>> Begin

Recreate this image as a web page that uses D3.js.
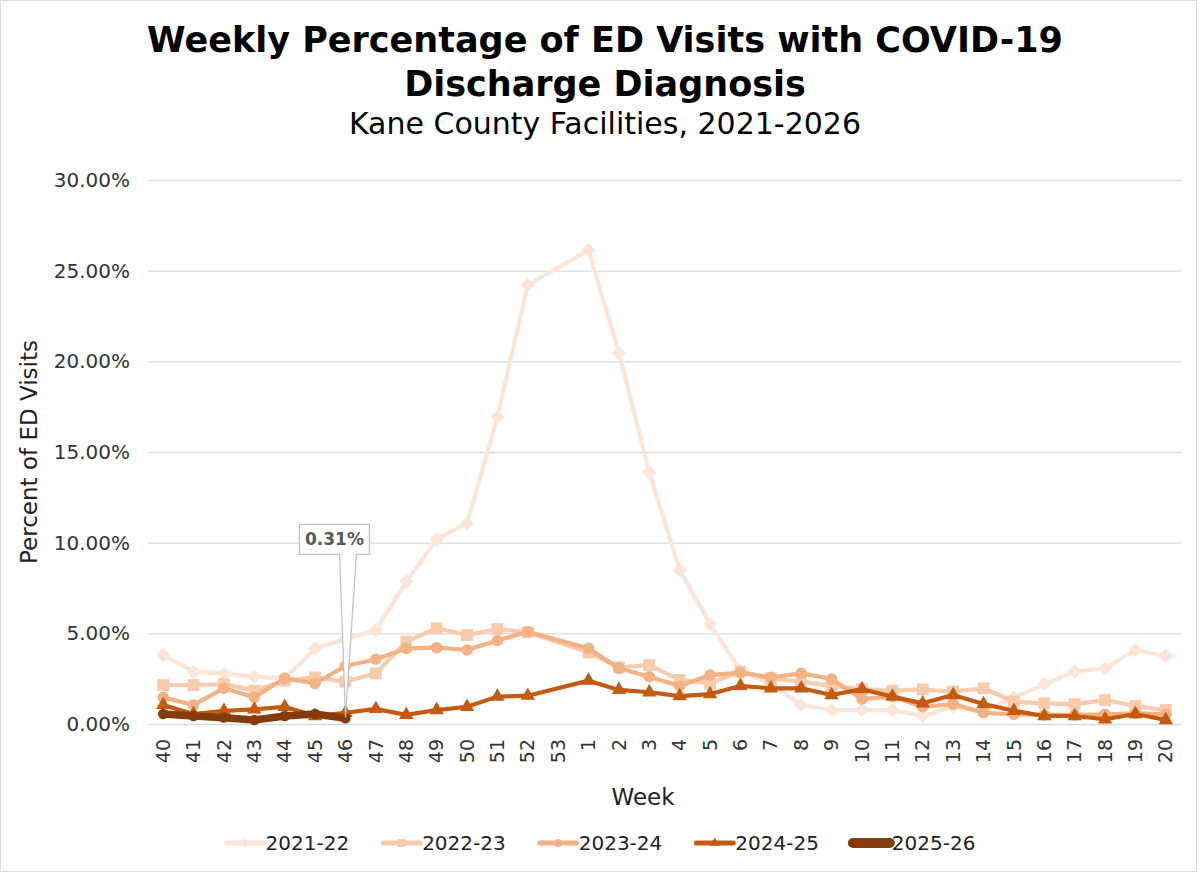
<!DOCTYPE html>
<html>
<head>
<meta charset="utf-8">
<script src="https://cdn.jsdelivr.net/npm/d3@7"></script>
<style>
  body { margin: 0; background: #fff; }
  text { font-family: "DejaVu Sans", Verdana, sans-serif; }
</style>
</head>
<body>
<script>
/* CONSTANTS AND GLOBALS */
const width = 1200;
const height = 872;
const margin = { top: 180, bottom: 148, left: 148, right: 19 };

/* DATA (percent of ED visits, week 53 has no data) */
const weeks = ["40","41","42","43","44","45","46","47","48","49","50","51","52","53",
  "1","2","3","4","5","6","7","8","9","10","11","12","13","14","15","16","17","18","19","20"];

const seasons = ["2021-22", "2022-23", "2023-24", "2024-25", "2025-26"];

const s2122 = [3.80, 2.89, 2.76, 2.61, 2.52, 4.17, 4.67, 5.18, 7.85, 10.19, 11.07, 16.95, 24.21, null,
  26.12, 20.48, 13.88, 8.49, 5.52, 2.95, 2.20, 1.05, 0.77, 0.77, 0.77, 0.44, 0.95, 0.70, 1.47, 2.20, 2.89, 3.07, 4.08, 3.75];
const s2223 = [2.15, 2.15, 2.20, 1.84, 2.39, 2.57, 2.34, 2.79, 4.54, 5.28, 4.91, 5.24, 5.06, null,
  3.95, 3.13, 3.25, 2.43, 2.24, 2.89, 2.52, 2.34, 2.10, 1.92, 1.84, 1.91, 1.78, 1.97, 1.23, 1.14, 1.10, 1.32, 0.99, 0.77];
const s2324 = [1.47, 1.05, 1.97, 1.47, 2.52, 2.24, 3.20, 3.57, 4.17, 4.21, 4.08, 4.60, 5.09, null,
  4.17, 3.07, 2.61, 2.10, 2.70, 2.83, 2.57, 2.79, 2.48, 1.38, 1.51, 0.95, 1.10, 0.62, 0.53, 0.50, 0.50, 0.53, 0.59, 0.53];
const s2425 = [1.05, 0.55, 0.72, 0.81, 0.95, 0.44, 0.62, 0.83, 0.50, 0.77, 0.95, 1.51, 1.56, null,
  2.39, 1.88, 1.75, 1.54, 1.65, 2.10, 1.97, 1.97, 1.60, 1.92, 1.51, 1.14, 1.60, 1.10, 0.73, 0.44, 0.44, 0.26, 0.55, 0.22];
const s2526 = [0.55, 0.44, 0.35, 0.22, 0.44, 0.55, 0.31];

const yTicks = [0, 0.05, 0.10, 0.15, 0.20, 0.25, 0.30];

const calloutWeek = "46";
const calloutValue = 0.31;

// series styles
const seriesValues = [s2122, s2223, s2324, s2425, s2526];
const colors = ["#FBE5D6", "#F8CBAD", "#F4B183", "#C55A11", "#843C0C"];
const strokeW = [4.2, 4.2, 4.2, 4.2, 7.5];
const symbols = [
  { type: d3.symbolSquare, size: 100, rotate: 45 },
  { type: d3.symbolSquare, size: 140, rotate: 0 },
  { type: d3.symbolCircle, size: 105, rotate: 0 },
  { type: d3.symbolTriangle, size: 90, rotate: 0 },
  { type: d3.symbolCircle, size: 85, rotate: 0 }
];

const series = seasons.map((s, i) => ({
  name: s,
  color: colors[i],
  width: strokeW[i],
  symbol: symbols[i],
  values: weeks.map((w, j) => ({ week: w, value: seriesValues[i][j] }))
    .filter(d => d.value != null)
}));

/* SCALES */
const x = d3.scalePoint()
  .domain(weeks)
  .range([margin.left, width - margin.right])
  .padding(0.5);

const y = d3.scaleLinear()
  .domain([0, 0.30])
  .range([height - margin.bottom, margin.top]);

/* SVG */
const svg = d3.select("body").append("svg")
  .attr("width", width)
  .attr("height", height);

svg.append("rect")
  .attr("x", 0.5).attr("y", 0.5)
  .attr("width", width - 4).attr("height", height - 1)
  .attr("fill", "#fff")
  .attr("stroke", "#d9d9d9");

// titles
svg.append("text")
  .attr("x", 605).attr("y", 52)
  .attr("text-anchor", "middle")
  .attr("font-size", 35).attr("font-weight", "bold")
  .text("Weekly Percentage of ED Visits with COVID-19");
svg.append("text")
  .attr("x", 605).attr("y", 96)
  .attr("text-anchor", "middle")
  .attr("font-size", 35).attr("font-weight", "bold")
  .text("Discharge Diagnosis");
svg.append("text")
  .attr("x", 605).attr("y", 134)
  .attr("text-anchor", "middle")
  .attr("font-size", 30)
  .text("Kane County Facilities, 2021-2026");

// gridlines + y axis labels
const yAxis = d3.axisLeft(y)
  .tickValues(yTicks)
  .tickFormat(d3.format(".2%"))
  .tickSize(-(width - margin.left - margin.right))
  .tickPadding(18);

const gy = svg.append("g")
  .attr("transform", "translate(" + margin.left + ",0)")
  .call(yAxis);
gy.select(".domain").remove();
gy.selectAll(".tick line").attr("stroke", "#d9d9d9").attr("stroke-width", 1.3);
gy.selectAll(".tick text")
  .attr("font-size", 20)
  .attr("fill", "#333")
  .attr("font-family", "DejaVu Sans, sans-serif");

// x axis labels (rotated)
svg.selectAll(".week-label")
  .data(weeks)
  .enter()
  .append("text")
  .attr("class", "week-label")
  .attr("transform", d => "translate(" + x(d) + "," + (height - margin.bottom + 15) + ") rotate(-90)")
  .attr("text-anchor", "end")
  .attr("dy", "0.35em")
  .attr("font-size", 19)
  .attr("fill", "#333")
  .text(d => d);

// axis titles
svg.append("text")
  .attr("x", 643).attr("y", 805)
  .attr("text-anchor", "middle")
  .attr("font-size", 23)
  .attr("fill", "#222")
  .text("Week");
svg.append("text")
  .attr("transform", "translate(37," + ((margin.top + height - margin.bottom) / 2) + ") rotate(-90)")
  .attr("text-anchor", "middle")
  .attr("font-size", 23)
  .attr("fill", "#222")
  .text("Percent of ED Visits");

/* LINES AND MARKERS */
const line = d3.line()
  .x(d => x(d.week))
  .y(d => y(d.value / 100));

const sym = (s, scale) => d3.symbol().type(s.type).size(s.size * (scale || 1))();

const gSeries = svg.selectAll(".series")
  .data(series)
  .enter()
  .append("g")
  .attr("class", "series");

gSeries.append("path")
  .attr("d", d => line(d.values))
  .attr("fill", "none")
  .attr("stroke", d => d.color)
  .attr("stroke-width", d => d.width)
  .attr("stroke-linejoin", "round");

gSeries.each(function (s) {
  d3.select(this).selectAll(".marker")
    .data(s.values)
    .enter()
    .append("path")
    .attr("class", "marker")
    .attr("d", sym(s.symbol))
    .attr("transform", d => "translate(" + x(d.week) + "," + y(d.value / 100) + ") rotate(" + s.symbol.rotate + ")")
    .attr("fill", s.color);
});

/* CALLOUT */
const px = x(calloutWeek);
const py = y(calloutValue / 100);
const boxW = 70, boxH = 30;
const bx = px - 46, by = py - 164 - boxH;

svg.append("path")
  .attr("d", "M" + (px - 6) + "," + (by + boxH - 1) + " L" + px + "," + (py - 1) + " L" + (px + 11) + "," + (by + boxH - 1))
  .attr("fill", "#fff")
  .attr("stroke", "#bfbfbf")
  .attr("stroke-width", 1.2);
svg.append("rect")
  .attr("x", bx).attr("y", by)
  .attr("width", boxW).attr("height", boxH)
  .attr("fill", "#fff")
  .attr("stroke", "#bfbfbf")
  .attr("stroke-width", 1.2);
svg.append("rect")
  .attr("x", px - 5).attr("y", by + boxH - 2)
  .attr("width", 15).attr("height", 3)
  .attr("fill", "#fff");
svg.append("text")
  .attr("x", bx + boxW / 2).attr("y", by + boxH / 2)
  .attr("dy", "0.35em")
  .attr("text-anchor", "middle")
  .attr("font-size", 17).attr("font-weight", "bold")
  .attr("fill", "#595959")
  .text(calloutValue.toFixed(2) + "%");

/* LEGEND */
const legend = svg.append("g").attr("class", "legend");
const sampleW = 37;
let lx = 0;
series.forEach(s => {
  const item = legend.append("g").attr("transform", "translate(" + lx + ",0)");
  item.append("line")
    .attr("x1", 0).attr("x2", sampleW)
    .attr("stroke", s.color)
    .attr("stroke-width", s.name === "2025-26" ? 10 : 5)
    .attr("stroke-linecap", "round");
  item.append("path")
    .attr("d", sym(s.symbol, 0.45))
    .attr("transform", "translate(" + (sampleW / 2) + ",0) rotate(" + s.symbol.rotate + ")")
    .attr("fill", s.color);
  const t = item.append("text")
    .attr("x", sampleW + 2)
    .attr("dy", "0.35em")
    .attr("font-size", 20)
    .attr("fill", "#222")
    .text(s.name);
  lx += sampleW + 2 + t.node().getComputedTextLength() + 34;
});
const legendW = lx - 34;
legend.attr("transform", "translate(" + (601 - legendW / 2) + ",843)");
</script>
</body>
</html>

>> End
>> Begin

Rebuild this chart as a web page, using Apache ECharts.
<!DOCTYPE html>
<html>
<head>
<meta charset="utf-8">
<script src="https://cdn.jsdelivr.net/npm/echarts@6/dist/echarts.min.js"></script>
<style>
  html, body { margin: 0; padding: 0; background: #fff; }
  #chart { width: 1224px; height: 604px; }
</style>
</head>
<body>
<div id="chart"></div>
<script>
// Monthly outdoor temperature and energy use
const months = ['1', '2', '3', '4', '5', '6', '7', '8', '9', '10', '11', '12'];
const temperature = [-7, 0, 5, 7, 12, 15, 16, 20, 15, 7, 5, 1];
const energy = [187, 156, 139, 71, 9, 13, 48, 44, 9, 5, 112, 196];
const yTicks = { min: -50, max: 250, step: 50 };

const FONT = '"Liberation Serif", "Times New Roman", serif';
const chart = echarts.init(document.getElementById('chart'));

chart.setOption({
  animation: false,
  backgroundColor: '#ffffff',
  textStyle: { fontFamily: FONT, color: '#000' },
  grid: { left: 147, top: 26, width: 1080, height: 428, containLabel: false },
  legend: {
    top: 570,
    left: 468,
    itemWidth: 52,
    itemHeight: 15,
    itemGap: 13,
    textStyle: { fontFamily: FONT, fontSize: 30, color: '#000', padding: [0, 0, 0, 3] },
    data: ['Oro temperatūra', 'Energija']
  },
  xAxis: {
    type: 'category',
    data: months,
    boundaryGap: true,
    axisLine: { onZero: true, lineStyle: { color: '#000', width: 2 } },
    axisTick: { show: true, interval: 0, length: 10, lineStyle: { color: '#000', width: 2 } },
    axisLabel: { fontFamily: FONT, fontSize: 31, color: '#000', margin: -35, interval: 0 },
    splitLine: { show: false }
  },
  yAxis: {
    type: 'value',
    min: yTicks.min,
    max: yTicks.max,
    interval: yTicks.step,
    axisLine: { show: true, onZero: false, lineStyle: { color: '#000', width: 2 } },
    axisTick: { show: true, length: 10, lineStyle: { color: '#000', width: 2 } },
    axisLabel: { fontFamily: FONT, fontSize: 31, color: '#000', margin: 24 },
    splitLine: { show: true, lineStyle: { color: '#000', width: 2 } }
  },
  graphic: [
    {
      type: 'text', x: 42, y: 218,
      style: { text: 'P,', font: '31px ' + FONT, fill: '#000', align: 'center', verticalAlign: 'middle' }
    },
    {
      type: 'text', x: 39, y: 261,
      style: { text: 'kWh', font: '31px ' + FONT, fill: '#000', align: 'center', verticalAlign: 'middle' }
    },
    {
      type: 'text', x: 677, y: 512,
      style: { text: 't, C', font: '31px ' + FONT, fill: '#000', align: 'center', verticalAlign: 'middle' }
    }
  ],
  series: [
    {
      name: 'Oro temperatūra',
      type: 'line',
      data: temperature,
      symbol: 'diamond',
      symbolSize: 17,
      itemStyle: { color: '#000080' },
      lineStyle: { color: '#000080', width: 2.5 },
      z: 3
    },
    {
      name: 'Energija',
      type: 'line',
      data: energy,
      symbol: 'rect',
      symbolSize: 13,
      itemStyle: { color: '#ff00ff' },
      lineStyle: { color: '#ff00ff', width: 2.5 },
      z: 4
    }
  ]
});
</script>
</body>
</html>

>> End

Exercise objective: Pick out the part that begins with the line containing "Recreate this image" and finishes with the line containing "const calloutValue = 0.31;", both included. Restate it exactly, without images.

Complete output:
Recreate this image as a web page that uses D3.js.
<!DOCTYPE html>
<html>
<head>
<meta charset="utf-8">
<script src="https://cdn.jsdelivr.net/npm/d3@7"></script>
<style>
  body { margin: 0; background: #fff; }
  text { font-family: "DejaVu Sans", Verdana, sans-serif; }
</style>
</head>
<body>
<script>
/* CONSTANTS AND GLOBALS */
const width = 1200;
const height = 872;
const margin = { top: 180, bottom: 148, left: 148, right: 19 };

/* DATA (percent of ED visits, week 53 has no data) */
const weeks = ["40","41","42","43","44","45","46","47","48","49","50","51","52","53",
  "1","2","3","4","5","6","7","8","9","10","11","12","13","14","15","16","17","18","19","20"];

const seasons = ["2021-22", "2022-23", "2023-24", "2024-25", "2025-26"];

const s2122 = [3.80, 2.89, 2.76, 2.61, 2.52, 4.17, 4.67, 5.18, 7.85, 10.19, 11.07, 16.95, 24.21, null,
  26.12, 20.48, 13.88, 8.49, 5.52, 2.95, 2.20, 1.05, 0.77, 0.77, 0.77, 0.44, 0.95, 0.70, 1.47, 2.20, 2.89, 3.07, 4.08, 3.75];
const s2223 = [2.15, 2.15, 2.20, 1.84, 2.39, 2.57, 2.34, 2.79, 4.54, 5.28, 4.91, 5.24, 5.06, null,
  3.95, 3.13, 3.25, 2.43, 2.24, 2.89, 2.52, 2.34, 2.10, 1.92, 1.84, 1.91, 1.78, 1.97, 1.23, 1.14, 1.10, 1.32, 0.99, 0.77];
const s2324 = [1.47, 1.05, 1.97, 1.47, 2.52, 2.24, 3.20, 3.57, 4.17, 4.21, 4.08, 4.60, 5.09, null,
  4.17, 3.07, 2.61, 2.10, 2.70, 2.83, 2.57, 2.79, 2.48, 1.38, 1.51, 0.95, 1.10, 0.62, 0.53, 0.50, 0.50, 0.53, 0.59, 0.53];
const s2425 = [1.05, 0.55, 0.72, 0.81, 0.95, 0.44, 0.62, 0.83, 0.50, 0.77, 0.95, 1.51, 1.56, null,
  2.39, 1.88, 1.75, 1.54, 1.65, 2.10, 1.97, 1.97, 1.60, 1.92, 1.51, 1.14, 1.60, 1.10, 0.73, 0.44, 0.44, 0.26, 0.55, 0.22];
const s2526 = [0.55, 0.44, 0.35, 0.22, 0.44, 0.55, 0.31];

const yTicks = [0, 0.05, 0.10, 0.15, 0.20, 0.25, 0.30];

const calloutWeek = "46";
const calloutValue = 0.31;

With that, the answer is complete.